Wade Miley not looking back at early-season struggles

Wade Miley said he was on the same page with catcher Sandy Leon from the get-go Sunday.
Wade Miley said he was on the same page with catcher Sandy Leon from the get-go Sunday.JESSICA RINALDI/GLOBE STAFF/Globe Staff

Wade Miley was firm in his assertion Sunday that he would not look back. The lefthander had learned all he needed from the successes and failures of his first starts with the Red Sox.

Three starts earlier, it was difficult not to look back on how success had yet to come his way. On May 8, one day after the team fired pitching coach Juan Nieves, Miley and the Red Sox were embarrassed by the Blue Jays at Rogers Centre.

Boston's offense generated only two singles in support of Miley. For his part, the pitcher allowed four runs in six innings, which actually dropped his earned run average from 7.15 to 6.91. The costliest Red Sox team ever once again found itself in last place.


"It's always difficult to go through when you go through a stretch like this," Miley said following the Toronto loss. "It's on us to get us out of it. That's just the way it is."

Three starts later, it appears as though Miley may have taken his own advice to heart. The southpaw dazzled yet again Sunday, helping the Red Sox claim the rubber game of their three-game series with the Angels, 6-1.

Miley picked up his second straight victory, allowing four hits and one earned run in eight innings, striking out two, and allowing just one walk.

In the three starts since the loss in Toronto, Miley is 2-1 with a 1.25 ERA, while pitching into the seventh inning of each contest.

"It comes down to fastball command," manager John Farrell said. "Even when he's got a couple guys on base, he hasn't overthrown, as we saw maybe back in April. He's turned things around personally this month, that's pretty clear. He's back to a quick pace — but a comfortable one for him — and he's commanding his pitches."


Command is what carried Miley to his fourth win of the season. In only two innings did he toss more than 12 pitches.

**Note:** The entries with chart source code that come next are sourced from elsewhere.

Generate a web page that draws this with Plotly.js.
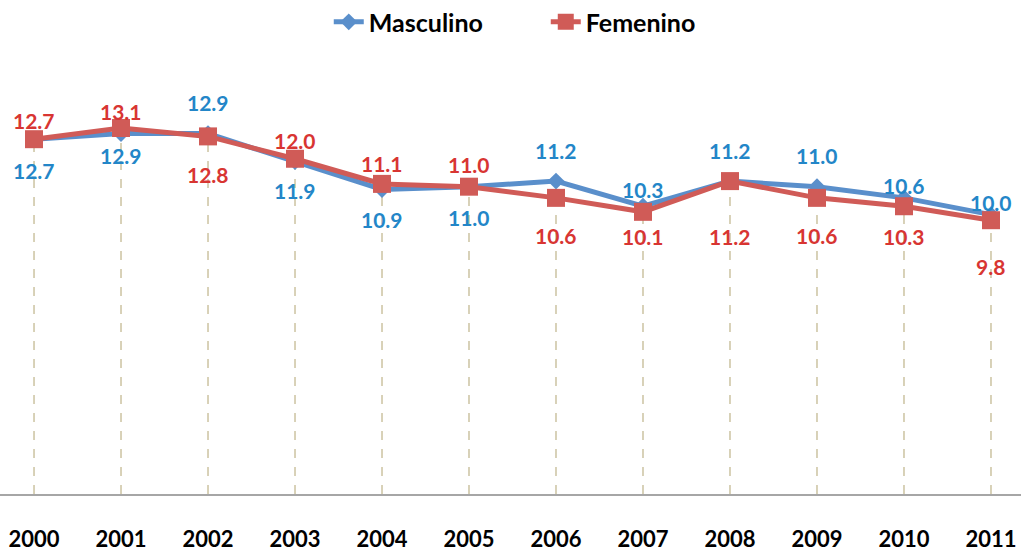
<!DOCTYPE html>
<html><head><meta charset="utf-8">
<script src="https://cdn.plot.ly/plotly-3.0.1.min.js"></script>
<style>html,body{margin:0;padding:0;background:#fff}#chart{width:1021px;height:552px}</style>
</head><body><div id="chart"></div>
<script>
var years = ['2000','2001','2002','2003','2004','2005','2006','2007','2008','2009','2010','2011'];
var masculino = [12.7,12.9,12.9,11.9,10.9,11.0,11.2,10.3,11.2,11.0,10.6,10.0];
var femenino  = [12.7,13.1,12.8,12.0,11.1,11.0,10.6,10.1,11.2,10.6,10.3,9.8];
// label offsets in pixels (positive = below point)
var mascShift = [31,22,-31,29,30,31,-31,-17,-31,-31,-12,-12];
var femShift  = [-19,-17,38,-18,-20,-22,38,25,55,38,30,46];

var blue='#5A8FCB', red='#D05B57', blueTxt='#2386C8', redTxt='#D83532';

var dropX=[], dropY=[];
years.forEach(function(y,i){dropX.push(y,y,null);dropY.push(0,Math.max(masculino[i],femenino[i]),null);});

var traces=[
 {x:dropX,y:dropY,mode:'lines',line:{color:'#BFB48A',width:1.2,dash:'dash'},showlegend:false,hoverinfo:'skip'},
 {x:years,y:masculino,name:'Masculino',mode:'lines+markers',line:{color:blue,width:5},marker:{symbol:'diamond',size:13,color:blue}},
 {x:years,y:femenino,name:'Femenino',mode:'lines+markers',line:{color:red,width:5},marker:{symbol:'square',size:18,color:red}}
];
var ann=[];
years.forEach(function(y,i){
 ann.push({xref:'x',yref:'y',x:i,y:masculino[i],text:masculino[i].toFixed(1),showarrow:false,yshift:-mascShift[i],xanchor:'center',yanchor:'middle',font:{family:'Lato',size:21,color:blueTxt,weight:'bold'}});
 ann.push({xref:'x',yref:'y',x:i,y:femenino[i],text:femenino[i].toFixed(1),showarrow:false,yshift:-femShift[i],xanchor:'center',yanchor:'middle',font:{family:'Lato',size:21,color:redTxt,weight:'bold'}});
});
var layout={
 width:1021,height:552,margin:{l:0,r:0,t:47,b:58},
 paper_bgcolor:'#fff',plot_bgcolor:'#fff',
 font:{family:'Lato',color:'#000'},
 xaxis:{type:'category',range:[-0.391,11.345],showgrid:false,zeroline:false,showline:true,linecolor:'#A6A6A6',linewidth:1.5,ticks:'',tickfont:{family:'Lato',size:22,color:'#000',weight:'bold'},ticklabelstandoff:25},
 yaxis:{range:[0,16],showticklabels:false,showline:false,showgrid:false,zeroline:false,ticks:''},
 showlegend:true,
 legend:{orientation:'h',x:0.322,xanchor:'left',y:0.96,yanchor:'middle',yref:'container',entrywidth:172,entrywidthmode:'pixels',font:{family:'Lato',size:25,color:'#000',weight:'bold'}},
 annotations:ann
};
Plotly.newPlot('chart',traces,layout,{displayModeBar:false,staticPlot:true});
</script></body></html>
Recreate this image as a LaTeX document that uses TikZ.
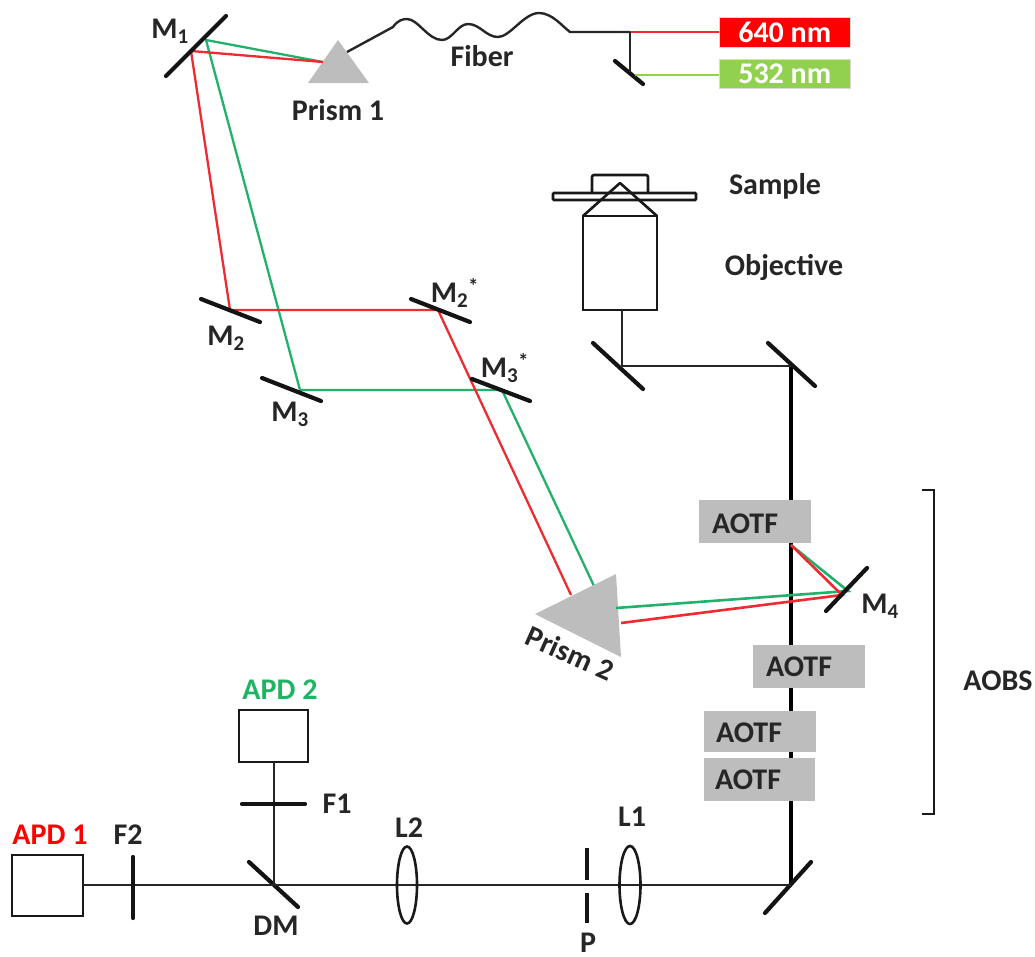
\documentclass[tikz,border=0pt]{standalone}
\usepackage{fontspec}
\setmainfont{Carlito}
\definecolor{beamred}{HTML}{EE2B30}
\definecolor{beamgreen}{HTML}{22B06A}
\definecolor{boxgray}{HTML}{BDBDBD}
\definecolor{lasergreen}{HTML}{92D050}
\definecolor{apdgreen}{HTML}{1FB464}
\tikzset{
 lbl/.style={font=\fontsize{30}{30}\selectfont\bfseries,text=black!85,inner sep=0pt},
 mirror/.style={line width=4.2pt,black!92,line cap=round},
 beamr/.style={line width=2.6pt,beamred},
 beamg/.style={line width=2.6pt,beamgreen},
 wire/.style={line width=2.4pt,black!85,line join=round},
 axis/.style={line width=4.2pt,black},
 outline/.style={draw=black!90,line width=2.6pt},
 aotf/.style={fill=boxgray,draw=none,minimum width=112pt,minimum height=43pt,inner sep=0pt,anchor=north west},
 laser/.style={draw=black!15,line width=.5pt,minimum width=131pt,minimum height=29.5pt,inner sep=0pt,anchor=north west,text=white,font=\fontsize{30}{30}\selectfont\bfseries},
 prism/.style={fill=boxgray,draw=none},
}
\begin{document}
\begin{tikzpicture}[x=1pt,y=-1pt]
\useasboundingbox (0,0) rectangle (1035,956);
% named coordinates
\coordinate (m1a) at (226,16); \coordinate (m1b) at (166,76);
\coordinate (m1g) at (206,40); \coordinate (m1r) at (191,51);
\coordinate (p1in) at (323,62);
\coordinate (m2a) at (201,299); \coordinate (m2b) at (260,322); \coordinate (m2c) at (230,310);
\coordinate (m2sa) at (411,299); \coordinate (m2sb) at (470,322); \coordinate (m2sc) at (438,310);
\coordinate (m3a) at (262,378); \coordinate (m3b) at (321,401); \coordinate (m3c) at (300,390);
\coordinate (m3sa) at (472,379); \coordinate (m3sb) at (530,401); \coordinate (m3sc) at (502,390);
\coordinate (p2g) at (594,586); \coordinate (p2r) at (571,595);
\coordinate (p2go) at (616,608); \coordinate (p2ro) at (621,623);
\coordinate (m4a) at (867,568); \coordinate (m4b) at (826,611);
\coordinate (m4g) at (848,591); \coordinate (m4r) at (842,595);
\coordinate (ao) at (791,545);
\coordinate (top) at (791,366); \coordinate (bot) at (791,885);
\coordinate (obj) at (622,366);
\coordinate (sp) at (630,32); \coordinate (smg) at (635,75);
% prisms
\fill[prism] (338,40) -- (369,83) -- (308,83) -- cycle;
% axis
\draw[axis] (top) -- (bot);
% AOTF
\node[aotf] (a1) at (699,500) {};
\node[aotf] (a2) at (753,645) {};
\node[aotf,minimum height=41pt] (a3) at (704,711) {};
\node[aotf,minimum width=111pt] (a4) at (704,758) {};
\node[lbl] (ta1) at (745,524) {AOTF};
\node[lbl] (ta2) at (799,667) {AOTF};
\node[lbl] (ta3) at (749,733) {AOTF};
\node[lbl] (ta4) at (748,780) {AOTF};
% beams
\draw[beamg,line width=2.3pt] (p1in) -- (m1g) -- (m3c) -- (m3sc) -- (p2g);
\draw[beamr,line width=2.3pt] (p1in) -- (m1r) -- (m2c) -- (m2sc) -- (p2r);
\fill[prism] (535,614) -- (616,574) -- (621,657) -- cycle;
\draw[beamg] (p2go) -- (m4g) -- (ao);
\draw[beamr] (p2ro) -- (m4r) -- (ao);
% mirrors
\draw[mirror] (m1a) -- (m1b);
\draw[mirror] (m2a) -- (m2b);
\draw[mirror] (m2sa) -- (m2sb);
\draw[mirror] (m3a) -- (m3b);
\draw[mirror] (m3sa) -- (m3sb);
\draw[mirror] (m4a) -- (m4b);
\draw[mirror] (593,343) -- (643,389);
\draw[mirror] (768,343) -- (815,386);
\draw[mirror] (765,913) -- (811,862);
\draw[mirror] (249,862) -- (298,907);
\draw[mirror] (615,61) -- (643,84);
% fiber and lasers
\node[laser,fill=red] (l640) at (719,17) {640 nm};
\node[laser,fill=lasergreen] (l532) at (719,58.5) {532 nm};
\draw[wire] (347,52) -- (393,27) .. controls (398,20) and (403,19) .. (407,19)
 .. controls (418,19) and (428,40) .. (442,40)
 .. controls (452,40) and (458,24) .. (468,24)
 .. controls (480,24) and (486,37) .. (498,37)
 .. controls (510,37) and (524,13) .. (539,13)
 .. controls (552,13) and (562,26) .. (570,32) -- (sp);
\draw[beamr,line width=1.8pt] (sp) -- (l640.west |- sp);
\draw[lasergreen,line width=1.8pt] (smg) -- (l532.west |- smg);
\draw[wire] (sp) -- (630,72);
% sample and objective
\draw[outline,rounded corners=2pt] (592,193) -- (592,175) -- (648,175) -- (648,193);
\draw[outline,rounded corners=1pt,fill=white] (553,193) rectangle (696,200);
\draw[outline,fill=white] (583,216) rectangle (657,310);
\draw[outline,line join=round] (583,216) -- (620,183) -- (657,216);
\draw[wire] (622,310) -- (obj) -- (top);
% detection
\draw[outline] (12,855) rectangle (83,916);
\draw[outline] (239,710) rectangle (308,762);
\draw[wire] (83,885) -- (bot);
\draw[wire] (274,885) -- (274,762);
\draw[mirror] (133,857) -- (133,918);
\draw[mirror] (242,804) -- (305,804);
\draw[mirror,line cap=butt] (587,848) -- (587,880);
\draw[mirror,line cap=butt] (587,893) -- (587,923);
\draw[outline] (407,885) ellipse [x radius=10,y radius=38.5];
\draw[outline] (630,885) ellipse [x radius=10.5,y radius=39];
% bracket
\draw[line width=2.8pt,black!90] (922,490) -- (934,490) -- (934,814) -- (922,814);
% labels
\node[lbl] (tm1) at (170,31) {M\textsubscript{1}};
\node[lbl] (tm2) at (226,338) {M\textsubscript{2}};
\node[lbl] (tm2s) at (455,293) {M\textsubscript{2}\textsuperscript{*}};
\node[lbl] (tm3) at (290,414) {M\textsubscript{3}};
\node[lbl] (tm3s) at (505,368) {M\textsubscript{3}\textsuperscript{*}};
\node[lbl] (tm4) at (880,606) {M\textsubscript{4}};
\node[lbl] (tfiber) at (482,56) {Fiber};
\node[lbl] (tp1) at (338,110) {Prism 1};
\node[lbl,rotate=-24] (tp2) at (570,653) {Prism 2};
\node[lbl] (tsample) at (775,186) {Sample};
\node[lbl] (tobj) at (784,267) {Objective};
\node[lbl] (taobs) at (998,681) {AOBS};
\node[lbl,text=apdgreen] (tapd2) at (280,690) {APD 2};
\node[lbl,text=red] (tapd1) at (50,835) {APD 1};
\node[lbl] (tf2) at (128,835) {F2};
\node[lbl] (tf1) at (337,804) {F1};
\node[lbl] (tl2) at (409,828) {L2};
\node[lbl] (tl1) at (632,817) {L1};
\node[lbl] (tdm) at (276,926) {DM};
\node[lbl] (tpin) at (588,943) {P};
\end{tikzpicture}
\end{document}
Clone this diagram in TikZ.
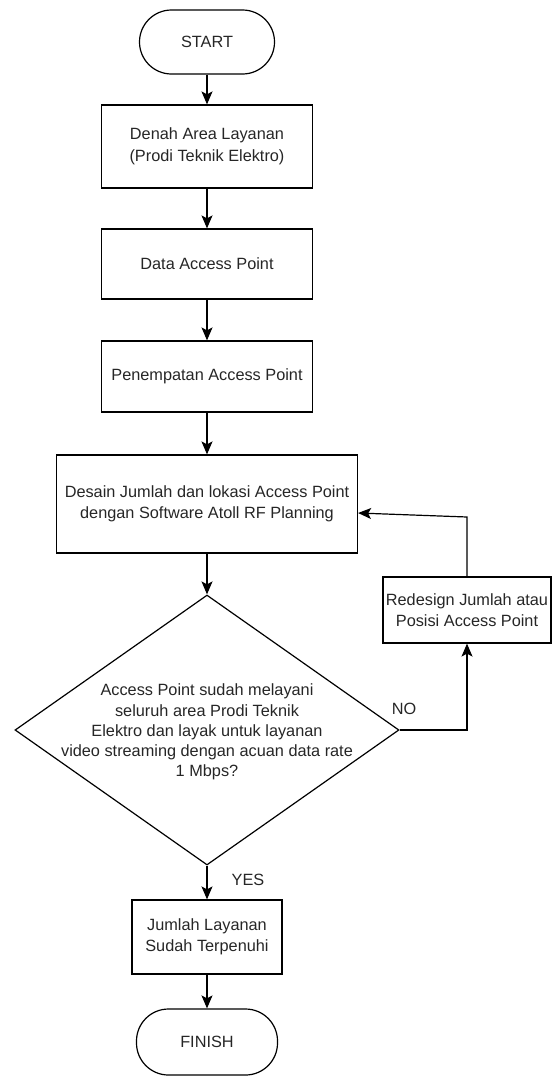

"That's the biggest thing — being able to throw the fastball," Miley said. "And what [catcher] Sandy [Leon] did — it felt like every time he put down a finger, it was what I wanted to do. We were really on the same page from the first inning."

Fastballs and a fast tempo served the 28-year-old Miley well against a free-swinging Angels lineup as he retired the first 14 batters, needing only 35 pitches to get through four innings. While Miley limited the Angels on offense, a white-hot Mike Napoli afforded him a two-run cushion with a 450-foot bash to dead center field in the second inning, Napoli's fourth home run of the series.

Miley opened the fifth with much the same success: Kole Calhoun lofted the third pitch of his at-bat to Mookie Betts in center. David Freese followed with a ground out to Xander Bogaerts at shortstop.

The perfect outing came to a close on the ensuing at-bat. Miley's two-seam fastball missed high to Chris Iannetta, who took his free pass. It was only the second time Miley had reached a three-ball count.

Designated hitter C.J. Cron followed and appeared to take a Miley pitch off the hands. Boston challenged the call, the video review determining that Cron instead fouled the pitch off the nub of his bat.

Perhaps for Miley's sake, the Red Sox would have been better off allowing Cron to take his base. Two pitches later, Cron laced a single to left field, breaking up Miley's no-hit bid.


While the speedy workman in him began measuring up the next batter, the sold-out crowd 37,742 at Fenway was vocal in its appreciation of Miley's stellar start.

After laboring through a 23-pitch fifth and a 17-pitch sixth inning, Miley reached the end of the eighth with a little help from his friends — including stellar defensive plays from second baseman Dustin Pedroia and third baseman Brock Holt.

Miley's resurgence has served as a microcosm of the pitching staff, which has turned the corner. The Red Sox have recorded nine quality starts (at least six innings pitched, no more than three earned runs) in their last 11 games. In the 26 games prior, Boston's staff logged only eight.

But Miley refuses to focus on past struggles. To him, the future holds far more opportunity than the past.

"The beginning of the season — it's over, it's behind me,'' said Miley. "You've just got to look to the future; you can't do nothing about the past. Learn some things and move on."